American Teen (documentary)

“American Teen” is a refreshing palate-cleanser after the recent spate of documentaries about war and terrorism. It is also, to my everlasting joy, just as enthralling as any of those more “serious” docs, and more entertaining, funny, and hopeful than almost any fictional film I’ve seen this year.

Where many docs benefit from subject matter that is automatically compelling because of its inherent novelty or tragedy, “American Teen” earns our attention the hard way by focusing on a group of Midwestern kids who are … normal. It’s up to director Nanette Burstein (“The Kid Stays in the Picture”) to find the stories in these kids’ everyday lives and to assemble the footage into something worth watching. She succeeds at that, and then goes further, to where the film isn’t just fun but deeply moving, too.

Burstein’s crew followed a handful of high school students in Warsaw, Ind., over the course of their senior year, from September right up to graduation. The characters emerge as fully formed as figures in a novel: Megan is the queen bee, a spoiled princess, a gifted athlete, a student council representative, and a complete bitch. Colin is the basketball star, the big man on campus, yet genuinely nice and beloved by everyone. Jake is the band geek, skinny, occasionally plagued by acne, realistic (“I do love the ladies, but the ladies do not love me”) but optimistic about his prospects this year. And Hannah is the rebel who marches to her own beat, the girl who — oh, let’s make this easy. She’s Juno.

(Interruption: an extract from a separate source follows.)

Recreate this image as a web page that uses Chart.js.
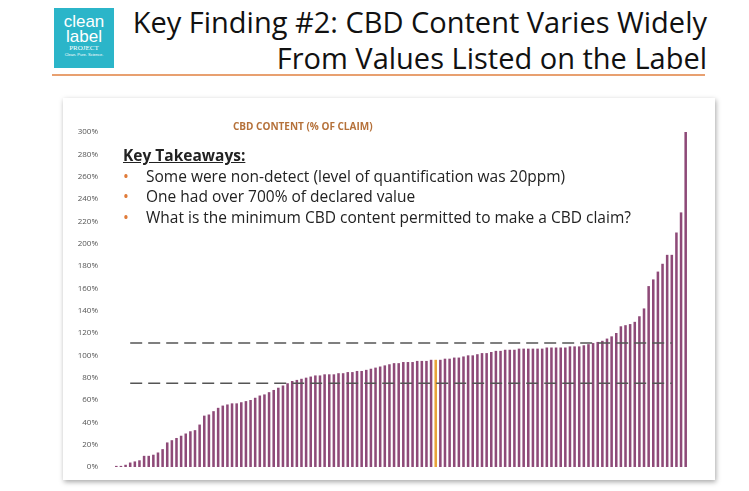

These four central characters know each other but don’t travel in the same circles, and their stories overlap only tangentially, as when Colin’s teammate Mitch starts dating one of the girls. For the most part, we’re treated to the kids’ separate arcs, and Burstein’s brilliant editing (assisted by co-editors Tom Haneke and Mary Manhardt) draws out the natural drama of their lives. Characters are introduced at strategic junctures, just as a novelist would do. Minor story threads are left dangling in the background while the more important stories are resolved. The teens evolve and grow like well-written fictional characters, yet remain flawed and imperfect like real people. The film combines the best aspects of documentary realism (it’s all true!) and Hollywood magic (they all lived happily ever after!).

The film’s brilliance lies in the fact that no matter how long it’s been since you were in high school, you’ll recognize and identify with Megan, Colin, Jake, Hannah, and all the supporting characters who weave in and out of their lives. This school was chosen for its normalcy, and that normalcy is what draws us in. The kids, like all teens, are hormonal, cruel, enthusiastic, and melodramatic — and boy, do we ever get caught up in it.

You root for Colin, the basketball hero who MUST get a scholarship because his doting dad — an Elvis impersonator and former Warsaw basketball hero himself — can’t afford to pay for college. Your heart breaks as Jake and Hannah struggle through their separate romances, with all their pitfalls and pettiness and sorrow. You smile with recognition at how Megan is clearly in love with her platonic best friend Geoff, and marvel at how she can be so mean and spiteful — and at how she can genuinely fail to see why her friends are so mad at her all the time.

It would be embarrassing to admit being so emotionally involved with these stories if they were part of a trashy teen-based reality show like “The Hills” or “Laguna Beach.” But “American Teen,” while superficially similar to those shows, is far more respectable. As a documentary, it’s extraordinarily well produced, directed, and edited. It’s also fantastically entertaining, dramatic, and even uplifting, a perfect encapsulation of what it is to be an American teen. Its optimistic final moments will leave you smiling, not just at having seen a great movie, but at having warmly revisited the wonderful world of high school.

A (1 hr., 35 min.; PG-13, scattered profanity, two F-words, some sexual references.)